Like Beer Pong but better


Like Beer Pong but Better


Have you ever played that game with a ping-pong ball and a cup? You know, the one you play after beer pong gets boring, when you try to bounce the ball off of different surfaces and get it to land in the cup?

Enigmo is a lot like that.

Originally developed by Pangea Software and ported to PS3 by Beatshapers, Enigmo is a four-dollar puzzle game sold under the Playstation Minis banner. It is worth noting that as of this review the game is free for Playstation Plus subscribers, so if you belong to that crowd you might as well stop reading and go download the game.

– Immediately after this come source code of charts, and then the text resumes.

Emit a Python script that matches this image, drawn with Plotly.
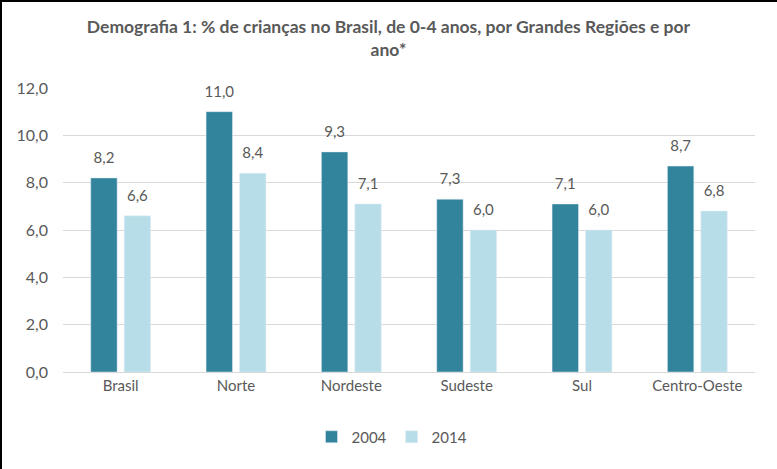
import plotly.graph_objects as go

categories = ["Brasil", "Norte", "Nordeste", "Sudeste", "Sul", "Centro-Oeste"]
values_2004 = [8.2, 11.0, 9.3, 7.3, 7.1, 8.7]
values_2014 = [6.6, 8.4, 7.1, 6.0, 6.0, 6.8]
y_ticks = [0, 2, 4, 6, 8, 10, 12]

W, H = 777, 469
ml, mr, mt, mb = 63, 22, 88, 97
FONT = "Lato, Open Sans, sans-serif"
GRAY = "#595959"

fig = go.Figure()
for name, vals, col, og in [("2004", values_2004, "#31849B", "a"),
                            ("2014", values_2014, "#B7DEE8", "b")]:
    fig.add_trace(go.Bar(name=name, x=categories, y=vals, marker_color=col,
                         offsetgroup=og, alignmentgroup="g"))
for name, vals, og in [("2004", values_2004, "a"), ("2014", values_2014, "b")]:
    fig.add_trace(go.Scatter(x=categories, y=vals, mode="markers+text", text=vals,
                             texttemplate="%{y:.1f}", textposition="top center",
                             marker=dict(size=16, opacity=0), offsetgroup=og,
                             alignmentgroup="g", showlegend=False, hoverinfo="skip",
                             textfont=dict(size=15, color=GRAY, family=FONT),
                             cliponaxis=False))

pw = W - ml - mr
ph = H - mt - mb
fig.update_layout(
    width=W, height=H,
    margin=dict(l=ml, r=mr, t=mt, b=mb),
    paper_bgcolor="white", plot_bgcolor="white",
    separators=", ",
    font=dict(family=FONT, color=GRAY, size=15),
    title=dict(text="<b>Demografia 1: % de crianças no Brasil, de 0-4 anos, por Grandes Regiões e por<br>ano*</b>",
               x=0.5, xref="container", xanchor="center", y=1 - 33 / H, yanchor="middle",
               font=dict(size=17.5, color=GRAY, family=FONT)),
    barmode="group", bargap=0.42, bargroupgap=0.21,
    scattermode="group", scattergap=0.42,
    xaxis=dict(showline=True, linecolor="#D9D9D9", linewidth=1, ticks="",
               tickfont=dict(size=15, color=GRAY)),
    yaxis=dict(range=[0, 12], tickvals=y_ticks, tickformat=".1f", showgrid=True,
               gridcolor="#D9D9D9", gridwidth=1, zeroline=False, ticks="",
               tickfont=dict(size=16, color=GRAY), ticklabelstandoff=14),
    legend=dict(orientation="h", x=(392 - ml) / pw, xanchor="center",
                y=-(437 - (mt + ph)) / ph,
                yanchor="middle", font=dict(size=15, color=GRAY), traceorder="normal",
                itemwidth=30),
    showlegend=True,
)

# image frame (left and top black edges)
fig.add_shape(type="line", xref="paper", yref="paper",
              x0=-ml / pw, x1=(W - ml) / pw, y0=1 + (mt - 1) / ph, y1=1 + (mt - 1) / ph,
              line=dict(color="black", width=2))
fig.add_shape(type="line", xref="paper", yref="paper",
              x0=-(ml - 1) / pw, x1=-(ml - 1) / pw, y0=-mb / ph, y1=1 + mt / ph,
              line=dict(color="black", width=2))

fig.write_html("out.html")
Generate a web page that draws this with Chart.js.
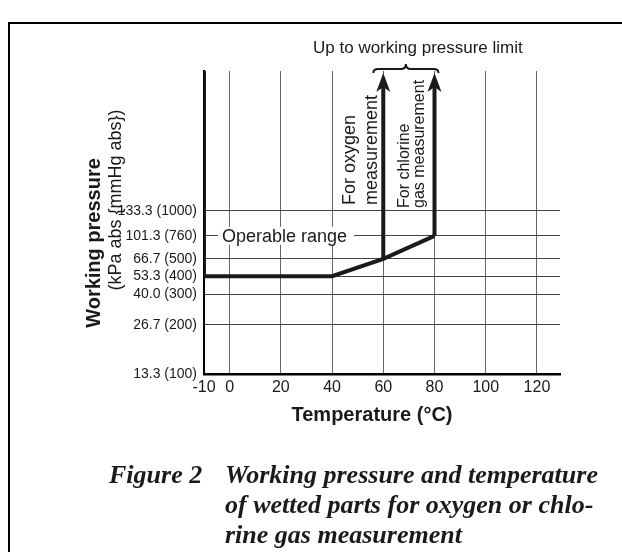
<!DOCTYPE html>
<html>
<head>
<meta charset="utf-8">
<script src="https://cdn.jsdelivr.net/npm/chart.js@4.4.1/dist/chart.umd.min.js"></script>
<style>
  html, body { margin: 0; padding: 0; background: #fff; }
  #wrap { width: 622px; height: 552px; }
</style>
</head>
<body>
<div id="wrap"><canvas id="chart" width="622" height="552"></canvas></div>
<script>
// temperature axis (°C)
const xTicks = [-10, 0, 20, 40, 60, 80, 100, 120];
const xMin = -10;
const xMax = 129;

// pressure axis: kPa abs {mmHg abs}
const kpaTicks = [13.3, 26.7, 40.0, 53.3, 66.7, 101.3, 133.3];
const mmHgTicks = [100, 200, 300, 400, 500, 760, 1000];
const pressureLimit = 200; // top edge = "working pressure limit", not labelled

// the pressure axis in the figure is not to scale: where each value sits (0 bottom, 1 top)
const kpaKnots = [13.3, 26.7, 40.0, 53.3, 66.7, 101.3, 133.3, pressureLimit];
const knotPos = [0, 0.162, 0.263, 0.323, 0.380, 0.456, 0.538, 1];

// boundary of the operable range
const boundaryTemp = [-10, -10, 40, 60, 80];
const boundaryKpa = [pressureLimit, 53.3, 53.3, 66.7, 101.3];
// arrows up to the working pressure limit
const oxygenTemp = [60, 60];
const oxygenKpa = [66.7, pressureLimit];
const chlorineTemp = [80, 80];
const chlorineKpa = [101.3, pressureLimit];

const captionNo = 'Figure 2';
const captionLines = ['Working pressure and temperature', 'of wetted parts for oxygen or chlo-', 'rine gas measurement'];

const ink = '#1a1a1a';

function hasFont(name) {
  const c = document.createElement('canvas').getContext('2d');
  c.font = '40px monospace';
  const a = c.measureText('133.3 (1000)').width;
  c.font = '40px "' + name + '", monospace';
  const b = c.measureText('133.3 (1000)').width;
  return a !== b;
}
const yTickFont = hasFont('Liberation Sans Narrow')
  ? { family: '"Liberation Sans Narrow", "Liberation Sans", Arial, sans-serif', size: 17 }
  : { family: '"Liberation Sans", Arial, sans-serif', size: 14 };

function kpaToPos(v) {
  if (v <= kpaKnots[0]) return knotPos[0];
  for (let i = 0; i < kpaKnots.length - 1; i++) {
    if (v <= kpaKnots[i + 1]) {
      const t = (v - kpaKnots[i]) / (kpaKnots[i + 1] - kpaKnots[i]);
      return knotPos[i] + t * (knotPos[i + 1] - knotPos[i]);
    }
  }
  return 1;
}
function posToKpa(p) {
  for (let i = 0; i < knotPos.length - 1; i++) {
    if (p <= knotPos[i + 1]) {
      const t = (p - knotPos[i]) / (knotPos[i + 1] - knotPos[i]);
      return kpaKnots[i] + t * (kpaKnots[i + 1] - kpaKnots[i]);
    }
  }
  return kpaKnots[kpaKnots.length - 1];
}

// linear scale, but the values go through the knots above
class PiecewiseScale extends Chart.LinearScale {
  getPixelForValue(value) {
    if (value === null || value === undefined) return NaN;
    return this.getPixelForDecimal(kpaToPos(value));
  }
  getValueForPixel(pixel) {
    return posToKpa(this.getDecimalForPixel(pixel));
  }
}
PiecewiseScale.id = 'piecewise';
PiecewiseScale.defaults = Chart.LinearScale.defaults;
Chart.register(PiecewiseScale);

function pts(xs, ys) {
  return xs.map((x, i) => ({ x: x, y: ys[i] }));
}

const figureText = {
  id: 'figureText',
  afterDatasetsDraw(chart) {
    const ctx = chart.ctx;
    const xs = chart.scales.x;
    const ys = chart.scales.y;
    ctx.save();
    ctx.fillStyle = ink;
    ctx.strokeStyle = ink;

    // "Operable range" sitting on the 101.3 line
    ctx.font = '18px "Liberation Sans", Arial, sans-serif';
    ctx.textBaseline = 'middle';
    ctx.textAlign = 'left';
    const ox = xs.getPixelForValue(-3);
    const oy = ys.getPixelForValue(101.3);
    const ow = ctx.measureText('Operable range').width;
    ctx.fillStyle = '#fff';
    ctx.fillRect(ox - 4, oy - 9, ow + 11, 18);
    ctx.fillStyle = ink;
    ctx.fillText('Operable range', ox, oy + 1);

    // arrow heads
    [1, 2].forEach(di => {
      const meta = chart.getDatasetMeta(di);
      const p = meta.data[meta.data.length - 1];
      const tip = p.y + 2;
      ctx.beginPath();
      ctx.moveTo(p.x, tip);
      ctx.lineTo(p.x + 7, tip + 19);
      ctx.lineTo(p.x, tip + 14);
      ctx.lineTo(p.x - 7, tip + 19);
      ctx.closePath();
      ctx.fill();
    });

    // rotated notes beside the arrows
    const x60 = xs.getPixelForValue(60);
    const x80 = xs.getPixelForValue(80);
    const y133 = ys.getPixelForValue(133.3);
    ctx.textAlign = 'left';
    ctx.textBaseline = 'alphabetic';
    ctx.save();
    ctx.translate(x60 - 6, y133 - 6);
    ctx.rotate(-Math.PI / 2);
    ctx.font = '18px "Liberation Sans", Arial, sans-serif';
    ctx.fillText('measurement', 0, 0);
    ctx.fillText('For oxygen', 0, -22);
    ctx.restore();
    ctx.save();
    ctx.translate(x80 - 11, y133 - 3);
    ctx.rotate(-Math.PI / 2);
    ctx.font = '16px "Liberation Sans", Arial, sans-serif';
    ctx.fillText('gas measurement', 0, 0);
    ctx.fillText('For chlorine', 0, -15);
    ctx.restore();

    // brace over the two arrows
    const top = chart.chartArea.top;
    const bl = x60 - 10, br = x80 + 4, bm = (bl + br) / 2;
    const by = top - 2;
    ctx.lineWidth = 2;
    ctx.beginPath();
    ctx.moveTo(bl, by + 4);
    ctx.quadraticCurveTo(bl, by, bl + 5, by);
    ctx.lineTo(bm - 5, by);
    ctx.quadraticCurveTo(bm, by, bm, by - 5);
    ctx.quadraticCurveTo(bm, by, bm + 5, by);
    ctx.lineTo(br - 5, by);
    ctx.quadraticCurveTo(br, by, br, by + 4);
    ctx.stroke();

    ctx.font = '17px "Liberation Sans", Arial, sans-serif';
    ctx.textAlign = 'center';
    ctx.fillText('Up to working pressure limit', bm + 12, 53);
    ctx.restore();
  },
  afterDraw(chart) {
    const ctx = chart.ctx;
    const area = chart.chartArea;
    ctx.save();
    ctx.fillStyle = ink;
    ctx.strokeStyle = '#000';

    // outer frame (left and top only, the rest is cut off)
    ctx.lineWidth = 2;
    ctx.beginPath();
    ctx.moveTo(9, 552);
    ctx.lineTo(9, 23);
    ctx.lineTo(622, 23);
    ctx.stroke();

    // axis titles
    ctx.textAlign = 'center';
    ctx.textBaseline = 'middle';
    ctx.font = 'bold 20px "Liberation Sans", Arial, sans-serif';
    ctx.fillText('Temperature (°C)', (area.left + area.right) / 2 - 10, area.bottom + 41);

    ctx.save();
    ctx.translate(94, 243);
    ctx.rotate(-Math.PI / 2);
    ctx.fillText('Working pressure', 0, 0);
    ctx.restore();
    ctx.save();
    ctx.translate(116, 200);
    ctx.rotate(-Math.PI / 2);
    ctx.font = '18px "Liberation Sans", Arial, sans-serif';
    ctx.fillText('(kPa abs {mmHg abs})', 0, 0);
    ctx.restore();

    // caption
    ctx.textAlign = 'left';
    ctx.textBaseline = 'alphabetic';
    ctx.font = 'italic bold 26px "Liberation Serif", "Times New Roman", serif';
    ctx.fillText(captionNo, 109, 483);
    captionLines.forEach((line, i) => {
      ctx.fillText(line, 225, 483 + i * 30);
    });
    ctx.restore();
  }
};

new Chart(document.getElementById('chart'), {
  type: 'line',
  data: {
    datasets: [
      { label: 'Operable range', data: pts(boundaryTemp, boundaryKpa) },
      { label: 'For oxygen measurement', data: pts(oxygenTemp, oxygenKpa), clip: { left: 5, top: -10, right: 5, bottom: 5 } },
      { label: 'For chlorine gas measurement', data: pts(chlorineTemp, chlorineKpa), clip: { left: 5, top: -10, right: 5, bottom: 5 } }
    ]
  },
  options: {
    responsive: false,
    animation: false,
    events: [],
    layout: { padding: { left: 0, top: 71, right: 62, bottom: 127 } },
    elements: {
      line: { borderColor: ink, borderWidth: 4, tension: 0, fill: false, borderJoinStyle: 'miter', borderCapStyle: 'butt' },
      point: { radius: 0 }
    },
    plugins: {
      legend: { display: false },
      tooltip: { enabled: false }
    },
    scales: {
      x: {
        type: 'linear',
        min: xMin,
        max: xMax,
        afterBuildTicks: s => { s.ticks = xTicks.map(v => ({ value: v })); },
        afterFit: s => { s.height = 51; },
        ticks: {
          autoSkip: false,
          maxRotation: 0,
          padding: 4,
          color: ink,
          font: { family: '"Liberation Sans", Arial, sans-serif', size: 16 }
        },
        grid: { color: '#666', lineWidth: 1, drawTicks: false },
        border: { color: '#000', width: 2.5 }
      },
      y: {
        type: 'piecewise',
        min: kpaKnots[0],
        max: pressureLimit,
        afterBuildTicks: s => { s.ticks = kpaTicks.map(v => ({ value: v })); },
        afterFit: s => { s.width = 204; },
        ticks: {
          autoSkip: false,
          padding: 7,
          color: ink,
          font: yTickFont,
          callback: (v, i) => kpaTicks[i].toFixed(1) + ' (' + mmHgTicks[i] + ')'
        },
        grid: { color: '#444', lineWidth: 1, drawTicks: false },
        border: { color: '#000', width: 2 }
      }
    }
  },
  plugins: [figureText]
});
</script>
</body>
</html>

Less affluent gamers who have to scrutinize each and every purchase might be suspicious of the low price tag. Let me put your fears to rest: Enigmo is not a bad game hoping you will buy it because it is cheap. It is, however, rather simple.

Not Very Enigmatic


Enigmo is a game all about guiding drops of water into a vessel (all the while with supposedly realistic physics). The water leaks out of one location in a constant stream, the vessel is somewhere else, and a timer counts down to zero. If you don’t finish before the timer ends, don’t worry; you will just lose some bonus points. You have all the time in the world to complete each level.

At your disposal are eight different tools, but half of them are iterations of each other. There are three different types of bounce pads that will rebound the water at different rates, slabs of concrete that break the flow of water and channel it in a different direction, a sponge to absorb water and release it in a steady drip and a cannon that takes in water at the base and shoots it out from the tip at high speed. Each level restricts you to a certain number of certain types of tools, so you will have to become familiar with all of them to progress.

The game claims to be 3D but that is a flat-out lie. True, the graphics are rendered in 3D, but they’re superimposed on a 2D plane, much like how Street Fighter 4 has 3D character models but is a 2D fighting game. You place your items wherever you like and rotate them however you like… and that is it. I don’t mean to deride the gameplay – guiding the water to the end is fun, and the satisfaction I got after completing a particularly intricate level was good enough to make me ignore my roommate as he stood next to and insulted me. But the mechanics are almost too simple, never change, and new tools are never introduced. It is the same gameplay through and through for all 50 levels.

6.5

fun score

Pros

Low price, decent fun.

Cons

Terrible sound, imprecise controls, one-note gameplay.